Totally protest that. I protest that any child grow up without a family to love them and support them. That any child doesn't have all the love and support that every child deserves.
Reece's Rainbow is an amazing organization. I am so blessed to have gotten to know them. I simply cannot look at their waiting children lists. In all honesty, it breaks my heart. I have a half a second of wondering about trying again someday, and then am called back by the needs of my kids at home and know that right now it is not within our resources to bring another child into our family. I refuse to dictate to God that we are done - honestly because each time we have done that, it has been almost like a challenge to God and soon we are expanding our family again. I simply don't know what God will call us to. I know that I feel that at the moment He knows that we are full. That we are using everything we have for the kids He has lovingly placed into our homes. We are blessed. We are overwhelmed at some moments, bu through Christ all things are possible. We know that our littlest ones need so much right now, that our teens need us actively with them in their rapidly expanding lives, that our tweens/almost teens need us too. We are so fully blessed. I know what we are called to today. I do at the moment think our family may be complete, if God so dictates, we may add to it. I simply cannot imagine it right now. But on the other hand, before I wish it would happen, several children will fly the nest, become adults (oh, way too rapidly for their mama). God has a plan. I don't know what it will be in the future. God has already brought us so far that we never ever would have imagined. I don't want to tell Him what our future should be (though the lottery would be lovely, if You are listening God!). I need to take each step that He has laid out for me.
And I do think that for today, our role is to advocate for other children in need. For children like Azeb. For children who were born with challenges that the world does not see as valuable. They are. Just as valuable as any other child.
So, I want to share this link with you: http://
Please check out this website listed above and visit Reece's Rainbow. Each life is of value. Each child deserves love.
I look at Azeb - who can make us crazy as she tests every boundary, and then will scrunch up her little face and let loose with a belly laugh that will just challenge you to not laugh along with her - even when you should be scolding her! I cannot imagine her little life not being of value.

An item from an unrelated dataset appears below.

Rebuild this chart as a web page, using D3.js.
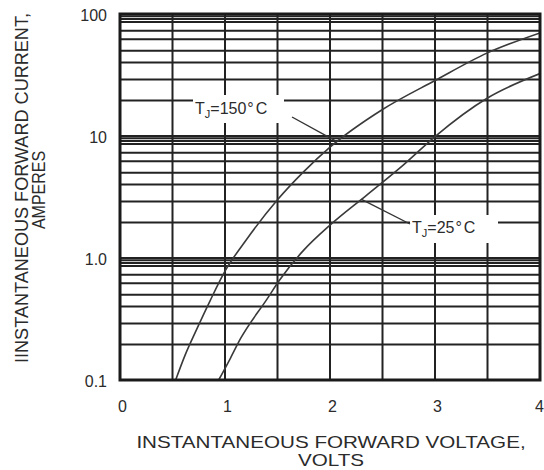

As she trucks all over, following me, or running away (there is a 50/50 chance of either), exploring the dirt, chasing down a cat (that a few short weeks terrified her) so she can hug it, petting one of our dogs, or telling me a story in her own version of words, jargon and gestures - so clear at times that I totally understood it, well, how could she not be part of a family? A family to care for her, to look out for her, to nurture her, to entice her to be all that she can be? EVERY child deserves that!!!!
Okay, off my soapbox. I need to go feed an orphaned kitten. And check on the chicks that hatched in the incubator in the last two days ( up to six now!), and keep watching the epic news reports of the recall election of our State of Wisconsin Governor Scott Walker. And sleep because tomorrow I will take one kiddo to renew his temps (for driving), and then to our time at the stable, then schooling, then the usual!!!!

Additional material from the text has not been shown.